New York appeals court halts first subpoena in House Judiciary Committee’s Trump prosecution inquiry
- A NY court has blocked the first subpoena issued by a House GOP inquiry into Trump’s hush-money prosecution.
- Ex-Manhattan prosecutor Mark Pomerantz had been ordered to submit to Judiciary Committee questioning Thursday.
- That’s now on hold while committee chair Jim Jordan and DA Alvin Bragg continue fighting over the inquiry.
A federal appeals court has hit the brakes, for now, on Republican plans to question former prosecutor Mark Pomerantz, a move that stymies the House Judiciary Committee’s probe of Donald Trump’s Manhattan hush-money prosecution.
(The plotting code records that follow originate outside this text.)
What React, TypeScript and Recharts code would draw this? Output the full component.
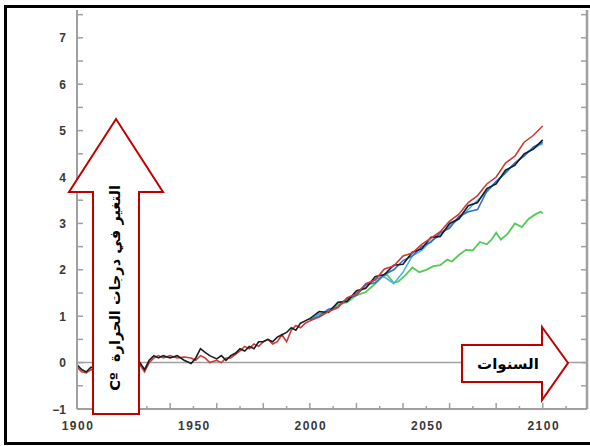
import React from "react";
import { LineChart, Line, XAxis, YAxis, ReferenceLine } from "recharts";

const histYears = [1900,1902,1904,1906,1910,1915,1920,1925,1927,1929,1931,1933,1935,1937,1940,1943,1946,1949,1951,1953,1955,1957,1960,1962,1964,1966,1968,1970,1972,1974,1976,1978,1980,1982,1984,1986,1988,1990,1992,1994,1996,1998,2000];
const histBlack = [-0.05,-0.15,-0.2,-0.1,-0.2,-0.15,-0.1,-0.05,0.0,-0.15,0.05,0.15,0.1,0.15,0.1,0.15,0.05,-0.02,0.1,0.3,0.22,0.15,0.08,0.15,0.05,0.15,0.2,0.3,0.25,0.35,0.3,0.45,0.45,0.5,0.45,0.55,0.6,0.65,0.75,0.7,0.85,0.9,0.95];
const histRed = [-0.1,-0.2,-0.22,-0.15,-0.2,-0.15,-0.12,-0.08,-0.05,-0.2,0.0,0.1,0.15,0.1,0.15,0.1,0.12,0.1,0.05,0.15,0.1,0.0,0.05,0.0,0.1,0.1,0.18,0.25,0.35,0.3,0.4,0.35,0.45,0.5,0.4,0.45,0.6,0.45,0.7,0.8,0.75,0.85,0.9];

const futYears = [2000,2004,2008,2012,2016,2020,2024,2028,2032,2036,2040,2044,2048,2052,2056,2060,2064,2068,2072,2076,2080,2084,2088,2092,2096,2100];
const futRed = [0.9,0.98,1.1,1.18,1.4,1.48,1.7,1.78,2.02,2.08,2.3,2.36,2.55,2.68,2.82,3.05,3.2,3.45,3.6,3.85,4.0,4.3,4.45,4.75,4.9,5.1];
const futBlack = [0.95,1.1,1.08,1.3,1.32,1.55,1.6,1.85,1.9,2.1,2.12,2.38,2.45,2.7,2.72,3.0,3.1,3.38,3.45,3.75,3.85,4.15,4.25,4.5,4.6,4.8];
const futBlue = [0.92,1.0,1.15,1.2,1.38,1.45,1.68,1.72,1.9,2.0,2.2,2.3,2.5,2.6,2.8,2.9,3.15,3.25,3.3,3.7,3.9,4.1,4.3,4.45,4.65,4.75];
const futCyan = [0.9,1.05,1.1,1.28,1.35,1.5,1.62,1.8,1.85,1.7,1.95,2.3,2.42,2.62,2.75,2.95,3.1,3.3,3.5,3.68,3.9,4.08,4.3,4.48,4.62,4.72];

const greenYears = [2000,2004,2008,2012,2016,2020,2024,2028,2031,2033,2036,2038,2041,2044,2047,2050,2053,2056,2059,2061,2064,2067,2070,2073,2076,2078,2080,2082,2085,2088,2091,2094,2097,2099,2100];
const greenVals = [0.9,1.05,1.1,1.25,1.3,1.45,1.52,1.7,1.85,1.9,1.72,1.75,1.88,2.05,1.95,2.0,2.08,2.1,2.22,2.18,2.32,2.43,2.42,2.6,2.55,2.65,2.8,2.65,2.78,3.0,2.92,3.1,3.2,3.25,3.22];

const yTicks = [-1,-0.5,0,0.5,1,1.5,2,2.5,3,3.5,4,4.5,5,5.5,6,6.5,7,7.5];
const xTicks = [1900,1910,1920,1930,1940,1950,1960,1970,1980,1990,2000,2010,2020,2030,2040,2050,2060,2070,2080,2090,2100,2110];
const xLabels = [1900,1950,2000,2050,2100];

const yAxisTitle = "التغير في درجات الحرارة  Cº";
const xAxisTitle = "السنوات";

const toSeries = (xs: number[], vs: number[]) => xs.map((year, i) => ({ year, v: vs[i] }));

const AXIS = "#a0a0a0";
const LABEL = "#383838";

const LeftTick = (props: any) => {
  const { x, y, payload } = props;
  const v = payload.value;
  const isInt = Number.isInteger(v);
  return (
    <g>
      <line x1={x} x2={x + 6} y1={y} y2={y} stroke={AXIS} strokeWidth={1.5} />
      {isInt && (
        <text x={x - 11} y={y + 4.5} textAnchor="end" fontSize={12} fontWeight="bold" fontFamily="Liberation Sans, Arial, sans-serif" fill={LABEL}>
          {v < 0 ? "\u2212" + Math.abs(v) : v}
        </text>
      )}
    </g>
  );
};

const RightTick = (props: any) => {
  const { x, y } = props;
  return <line x1={x - 6} x2={x} y1={y} y2={y} stroke={AXIS} strokeWidth={1.5} />;
};

const BottomTick = (props: any) => {
  const { x, y, payload } = props;
  const v = payload.value;
  const tall = v % 20 === 0;
  return (
    <g>
      <line x1={x} x2={x} y1={y} y2={y - (tall ? 6 : 3)} stroke={AXIS} strokeWidth={1.5} />
      {xLabels.includes(v) && (
        <text x={x + 1} y={y + 21} textAnchor="middle" fontSize={12} fontWeight="bold" letterSpacing={1.5} fontFamily="Liberation Sans, Arial, sans-serif" fill={LABEL}>
          {v}
        </text>
      )}
    </g>
  );
};

export default function App() {
  const lineProps = { type: "linear" as const, dataKey: "v", dot: false, isAnimationActive: false, yAxisId: "l", strokeWidth: 1.6 };
  return (
    <div style={{ position: "absolute", left: 0, top: 0, width: 590, height: 446, background: "#fff" }}>
      <LineChart width={590} height={446} margin={{ top: 10, right: 2, bottom: 7, left: 47 }}>
        <XAxis dataKey="year" type="number" domain={[1900, 2119]} ticks={xTicks} allowDataOverflow
          height={30} tickSize={0} tickMargin={0} tickLine={false} interval={0}
          axisLine={{ stroke: AXIS, strokeWidth: 2 }} tick={<BottomTick />} />
        <YAxis yAxisId="l" type="number" domain={[-1, 7.6]} ticks={yTicks} allowDataOverflow
          width={30} tickSize={0} tickMargin={0} tickLine={false} interval={0}
          axisLine={{ stroke: AXIS, strokeWidth: 2 }} tick={<LeftTick />} />
        <YAxis yAxisId="r" orientation="right" type="number" domain={[-1, 7.6]} ticks={yTicks} allowDataOverflow
          width={1} tickSize={0} tickMargin={0} tickLine={false} interval={0}
          axisLine={{ stroke: AXIS, strokeWidth: 2.5 }} tick={<RightTick />} />
        <ReferenceLine yAxisId="l" y={0} stroke={AXIS} strokeWidth={1.5} />
        <Line {...lineProps} data={toSeries(greenYears, greenVals)} stroke="#52cc52" strokeWidth={1.8} />
        <Line {...lineProps} data={toSeries(futYears, futCyan)} stroke="#45b4e4" />
        <Line {...lineProps} data={toSeries(futYears, futBlue)} stroke="#2f6fcc" />
        <Line {...lineProps} data={toSeries(futYears, futBlack)} stroke="#1c1c1c" />
        <Line {...lineProps} data={toSeries(futYears, futRed)} stroke="#cc3a3a" />
        <Line {...lineProps} data={toSeries(histYears, histRed)} stroke="#cc3a3a" />
        <Line {...lineProps} data={toSeries(histYears, histBlack)} stroke="#1c1c1c" />
      </LineChart>
      <svg width={590} height={446} style={{ position: "absolute", left: 0, top: 0, pointerEvents: "none" }}>
        <rect x={5.5} y={6.5} width={588} height={437} fill="none" stroke="#000" strokeWidth={3} />
        <polygon points="93,414 93,192 69,192 116,119 163,192 139,192 139,414" fill="#fff" stroke="#c00000" strokeWidth={2} />
        <text transform="translate(115,288) rotate(-90)" textAnchor="middle" dominantBaseline="central" direction="rtl"
          fontSize={14.5} fontWeight="bold" fontFamily="DejaVu Sans, sans-serif" fill="#000" style={{ whiteSpace: "pre", direction: "rtl", unicodeBidi: "embed" }}>
          {yAxisTitle}
        </text>
        <polygon points="462,345 542,345 542,327 568,363 542,400 542,382 462,382" fill="#fff" stroke="#c00000" strokeWidth={2} />
        <text x={508} y={364} textAnchor="middle" dominantBaseline="central" fontSize={15} fontWeight="bold"
          fontFamily="DejaVu Sans, sans-serif" fill="#000">
          {xAxisTitle}
        </text>
      </svg>
    </div>
  );
}
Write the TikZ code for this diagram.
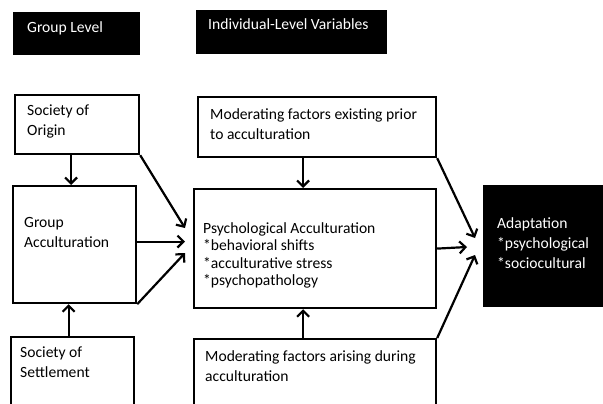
\documentclass[tikz,border=0pt]{standalone}
\usepackage{fontspec}
\setmainfont{Carlito}
\usetikzlibrary{calc,arrows.meta}

\begin{document}
\begin{tikzpicture}[x=1pt,y=-1pt,
    box/.style={draw,line width=2.2pt,inner sep=0pt,anchor=north west},
    blk/.style={box,fill=black},
    txt/.style={inner sep=0pt,anchor=north west,align=left,text=black,font=\fontsize{15.6}{20}\selectfont},
    wtxt/.style={txt,text=white},
    arr/.style={line width=2.2pt,-{Straight Barb[length=6pt,width=12pt]}}]

    \useasboundingbox[fill=white] (0,0) rectangle (603,404);

    \node[blk, minimum width=125pt, minimum height=41pt] (grp) at (13,12) {};
    \node[blk, minimum width=189pt, minimum height=42pt] (ind) at (196,10) {};
    \node[blk, minimum width=125pt, minimum height=120pt] (adapt) at (483,185) {};

    \node[box, minimum width=124pt, minimum height=59pt] (origin) at (14,94) {};
    \node[box, minimum width=123pt, minimum height=117pt] (gacc) at (12,185) {};
    \node[box, minimum width=123pt, minimum height=90pt] (settle) at (10,336) {};
    \node[box, minimum width=238pt, minimum height=60pt] (prior) at (197,96) {};
    \node[box, minimum width=242pt, minimum height=119pt] (psy) at (193,188) {};
    \node[box, minimum width=242pt, minimum height=90pt] (arise) at (193,338) {};

    \node[wtxt] (grptxt) at ($(grp.north west)+(14,9)$) {Group Level};
    \node[wtxt] (indtxt) at ($(ind.north west)+(12,8)$) {Individual-Level Variables};
    \node[wtxt] (adapttxt) at ($(adapt.north west)+(14,32)$) {Adaptation\\*psychological\\*sociocultural};

    \node[txt] (origintxt) at ($(origin.north west)+(13,11)$) {Society of\\Origin};
    \node[txt] (gacctxt) at ($(gacc.north west)+(12,32)$) {Group\\Acculturation};
    \node[txt] (settletxt) at ($(settle.north west)+(10,11)$) {Society of\\Settlement};
    \node[txt] (priortxt) at ($(prior.north west)+(13,12)$) {Moderating factors existing prior\\to acculturation};
    \node[txt, font=\fontsize{15.6}{17.5}\selectfont] (psytxt) at ($(psy.north west)+(10,34)$)
        {Psychological Acculturation\\*behavioral shifts\\*acculturative stress\\*psychopathology};
    \node[txt] (arisetxt) at ($(arise.north west)+(12,12)$) {Moderating factors arising during\\acculturation};

    \coordinate (pA) at (185,228);
    \coordinate (pC) at (185,253);
    \coordinate (qA) at (475,238);
    \coordinate (qB) at (467,247);
    \coordinate (qC) at (475,255);

    \draw[arr] ($(origin.south)+(-6,0)$) coordinate (o1) -- (o1 |- gacc.north);
    \draw[arr] ($(settle.north)+(-4,0)$) coordinate (s1) -- (s1 |- gacc.south);
    \draw[arr] (origin.south east) -- (pA);
    \draw[arr] ($(gacc.east)+(0,-3)$) coordinate (g1) -- (g1 -| pA);
    \draw[arr] (gacc.south east) -- (pC);

    \draw[arr] ($(prior.south)+(-14,0)$) coordinate (m1) -- (m1 |- psy.north);
    \draw[arr] ($(arise.north)+(-12,0)$) coordinate (m2) -- (m2 |- psy.south);
    \draw[arr] (prior.south east) -- (qA);
    \draw[arr] (psy.east) -- (qB);
    \draw[arr] (arise.north east) -- (qC);
\end{tikzpicture}
\end{document}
Pomerantz, who recently published a book critical of the prosecution, had been summoned to testify in Washington at 10 a.m. Thursday morning, by order of the committee’s first investigatory subpoena.
His testimony is now on hold while a panel of three federal appellate judges in Manhattan reviews a lower court decision that on Wednesday had compelled Pomerantz’s testimony.
The 2nd US Court of Appeals’ last-minute stay of Pomerantz’s testimony “reflects no judgement regarding the merits of the parties’ respective positions,” the court’s decision says.
Bragg’s office must file court papers by Friday explaining why Pomerantz should not testify, and why Wednesday’s decision should be overturned. The Judiciary Commitee will have until Saturday to respond.
The halting of Pomerantz’s questioning is the latest turn in a fight between Manhattan District Attorney Alvin Bragg, whose office this month won the first prosecution of a former president, and judiciary committee chair Rep. Jim Jordan, a pro-Trump Republican whose inquiry aims to challenge that prosecution.
On Monday, Jordan brought the committee to Manhattan for a field hearing, at which he criticized Bragg as “soft on real crime.” He met with strong pushback from committee Democrats, who pointed out that crime in Manhattan and the rest of New York City is far lower than crime in cities in Jordan’s home state of Ohio.
Bragg has sued to fight the committee’s inquiry into the hush-money prosecution, under which Trump is facing 34 felony counts of falsifying business records. Bragg’s challenge of the Pomerantz subpoena is his first effort in that lawsuit.